One interesting feature that’s returning here is the idea of Soil Levels. The ground itself can be leveled up over time depending on what you plant there and how frequently you do so, with higher levels leading to faster growth cycles and higher level products. We haven’t had too much time to engage deeply with this mechanic, but it seems like it’ll add a welcome extra layer of strategy and depth to the typical cycle of plant-maintain-harvest.

The farming aspect only makes up a little less than half the gameplay, however, with the remainder being filled with more traditional RPG exploits. There are dungeons and regions to explore that are packed with enemies to fight and treasures to seek, and virtually everything you do will build up some obscure stat that bolsters an aspect of your character while raising their overall energy and health. For example, you level up your Walking stat by — surprise! — literally just walking. Waking up in the morning will occasionally boost up your Sleeping stat because you successfully slept.

A lot of these additional stats only seem to exist to add yet another avenue for boosting your health and energy pools, but it’s still nice to have so many ways to build up your character. Hardly an in-game day will go by without you leveling up a handful of stats just for going about the basic daily goals you had set, and that constant feeling of forward progress really gets its hooks in early.

When you’re out exploring dungeons and come across enemies, combat plays out in typical hack ‘n’ slash fashion, with you having myriad weapons and magic spells available to dispose of your enemies. As you fight with your favorite weapon, you’ll level up its specific stat which will then open up more complex and powerful moves for you to unleash on your opponents. Dropped and mined materials can then be brought back with you into town where you can use them to forge new weapons and armor that enable you to safely delve deeper into enemy territory. Sure, the combat system is no Devil May Cry, but it remains consistently satisfying, especially on the more mechanically complex bosses.

So, everything up to this point seems to be in order, but one thing that we noticed was especially poor is the overall presentation. Rune Factory 5 looks like an early PS3 game, and we’re not being hyperbolic.
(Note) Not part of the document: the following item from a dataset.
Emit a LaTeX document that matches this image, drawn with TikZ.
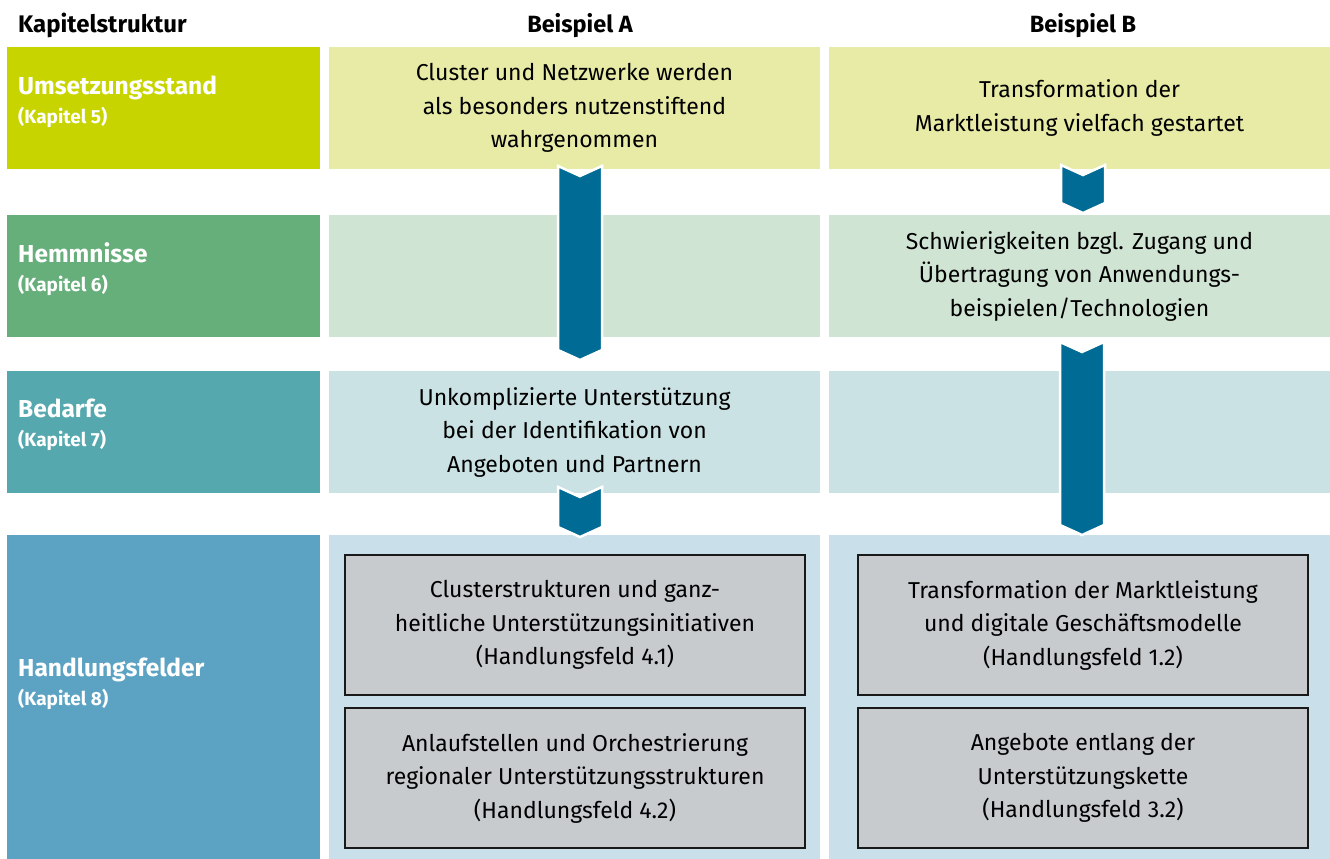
\documentclass[tikz,border=0pt]{standalone}
\usepackage{fontspec}
\setmainfont{Fira Sans}
\usetikzlibrary{positioning}

\definecolor{limecol}{HTML}{C8D400}
\definecolor{greencol}{HTML}{66AE7A}
\definecolor{tealcol}{HTML}{55A8AD}
\definecolor{bluecol}{HTML}{5CA3C3}
\definecolor{limelight}{HTML}{E8EBA6}
\definecolor{greenlight}{HTML}{D0E4D4}
\definecolor{teallight}{HTML}{CBE2E4}
\definecolor{bluelight}{HTML}{C9E0EA}
\definecolor{fieldgray}{HTML}{C8CBCE}
\definecolor{arrowblue}{HTML}{006B95}

% chevron arrow: centre x, top y, y where the sides end
\newcommand{\chevron}[3]{%
  \filldraw[arrowstyle] ({#1-22},#2) -- (#1,{#2+10}) -- ({#1+22},#2)
    -- ({#1+22},#3) -- (#1,{#3+10}) -- ({#1-22},#3) -- cycle;}

\begin{document}
\begin{tikzpicture}
[x=1pt, y=-1pt,
 chapter/.style={rectangle, inner sep=0pt, minimum width=313pt},
 cellA/.style={rectangle, inner sep=0pt, minimum width=491pt, align=center,
   font=\fontsize{23}{33.5}\selectfont},
 cellB/.style={rectangle, inner sep=0pt, minimum width=501pt, align=center,
   font=\fontsize{23}{33.5}\selectfont},
 field/.style={rectangle, inner sep=0pt, fill=fieldgray, draw=black!90, line width=2.5pt,
   minimum height=140pt, align=center, font=\fontsize{23}{33.5}\selectfont},
 chaptext/.style={anchor=north west, align=left, text=white, inner sep=0pt,
   font=\fontsize{24.5}{30}\bfseries},
 head/.style={anchor=base, inner sep=0pt, font=\fontsize{23.5}{26}\selectfont\bfseries},
 arrowstyle/.style={fill=arrowblue, draw=white, line width=2.5pt}]
    \useasboundingbox (0,0) rectangle (1330,859);
    % headings
    \node[head, anchor=base west, font=\fontsize{24}{26}\selectfont\bfseries](kapitel) at (18,33) {Kapitelstruktur};
    \node[head](beispielA) at (580,33) {Beispiel A};
    \node[head](beispielB) at (1083,33) {Beispiel B};
    % chapter column
    \node[chapter, fill=limecol, minimum height=122pt](umsetz) at (163.5,108) {};
    \node[chapter, fill=greencol, minimum height=122pt](hemm) at (163.5,276) {};
    \node[chapter, fill=tealcol, minimum height=122pt](bedarf) at (163.5,432) {};
    \node[chapter, fill=bluecol, minimum height=324pt](handl) at (163.5,697) {};
    \node[chaptext](umsetztext) at (18,76) {Umsetzungsstand\\[-1pt]{\fontsize{19}{22}\selectfont(Kapitel 5)}};
    \node[chaptext](hemmtext) at (18,242) {Hemmnisse\\[-1pt]{\fontsize{19}{22}\selectfont(Kapitel 6)}};
    \node[chaptext](bedarftext) at (18,399) {Bedarfe\\[-1pt]{\fontsize{19}{22}\selectfont(Kapitel 7)}};
    \node[chaptext](handltext) at (18,658) {Handlungsfelder\\[-1pt]{\fontsize{19}{22}\selectfont(Kapitel 8)}};
    % example A
    \node[cellA, fill=limelight, minimum height=122pt](a1) at (574.5,108)
      {Cluster und Netzwerke werden\\als besonders nutzenstiftend\\wahrgenommen};
    \node[cellA, fill=greenlight, minimum height=122pt](a2) at (574.5,276) {};
    \node[cellA, fill=teallight, minimum height=122pt](a3) at (574.5,432)
      {Unkomplizierte Unterstützung\\bei der Identifikation von\\Angeboten und Partnern};
    \node[cellA, fill=bluelight, minimum height=324pt](a4) at (574.5,697) {};
    % example B
    \node[cellB, fill=limelight, minimum height=122pt](b1) at (1079.5,108)
      {Transformation der\\Marktleistung vielfach gestartet};
    \node[cellB, fill=greenlight, minimum height=122pt](b2) at (1079.5,276)
      {Schwierigkeiten bzgl. Zugang und\\Übertragung von Anwendungs-\\beispielen/Technologien};
    \node[cellB, fill=teallight, minimum height=122pt](b3) at (1079.5,432) {};
    \node[cellB, fill=bluelight, minimum height=324pt](b4) at (1079.5,697) {};
    % arrows
    \chevron{580}{166}{350}
    \chevron{580}{487}{527}
    \chevron{1083}{165}{203}
    \chevron{1082}{342}{525}
    % fields of action
    \node[field, minimum width=460pt](fa1) at (575,625)
      {Clusterstrukturen und ganz-\\heitliche Unterstützungsinitiativen\\(Handlungsfeld 4.1)};
    \node[field, minimum width=460pt](fa2) at (575,778)
      {Anlaufstellen und Orchestrierung\\regionaler Unterstützungsstrukturen\\(Handlungsfeld 4.2)};
    \node[field, minimum width=450pt](fb1) at (1083,625)
      {Transformation der Marktleistung\\und digitale Geschäftsmodelle\\(Handlungsfeld 1.2)};
    \node[field, minimum width=450pt](fb2) at (1083,778)
      {Angebote entlang der\\Unterstützungskette\\(Handlungsfeld 3.2)};
\end{tikzpicture}
\end{document}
Environments are simple, flat, and rife with jagged and chunky edges. Textures are muddy, grainy, and overall of disappointingly low quality. The town itself, evidently supposed to be a bustling and lively place, feels like it’s in the peak of the COVID-19 pandemic as you can run from end to end and only encounter one or two other people.

Rune Factory 5
Image: Marvelous (XSEED)

Visually, this non-final version of Rune Factory 5 looks underwhelming, then, and this is all made worse by the frankly rough performance of this preview build whether you’re playing in docked or handheld. Loading screens are fortunately quite short, but entering into any new building or locale is usually met with a harsh double digit FPS drop as the engine begs you to give it a moment to catch its breath. Even after that initial hitch in a new area, the frame rate scarcely ever comes close to hitting its 30FPS target as it oscillates wildly even when there isn’t that much activity happening on screen. Of course there’s a Day One patch in the works that promises fixes — we certainly hope this area can be improved prior to launch.

All told, Rune Factory 5 is shaping up to be a satisfying entry in the genre, but perhaps not one that validates the near-decade-long wait. Mechanically speaking, this very much feels like Rune Factory 4 with a fancier camera and somewhat better graphics. This isn’t necessarily a bad thing, but so far it feels like more could have been done to take advantage of the extra horsepower of modern hardware to deliver an evolved experience.

Perhaps we’ll uncover more interesting and advanced improvements as we pour in more hours, but just be aware that in this Rune Factory 5 thus far feels like a very ‘safe’ sequel.

Rune Factory 5 launches on Switch on 22nd March.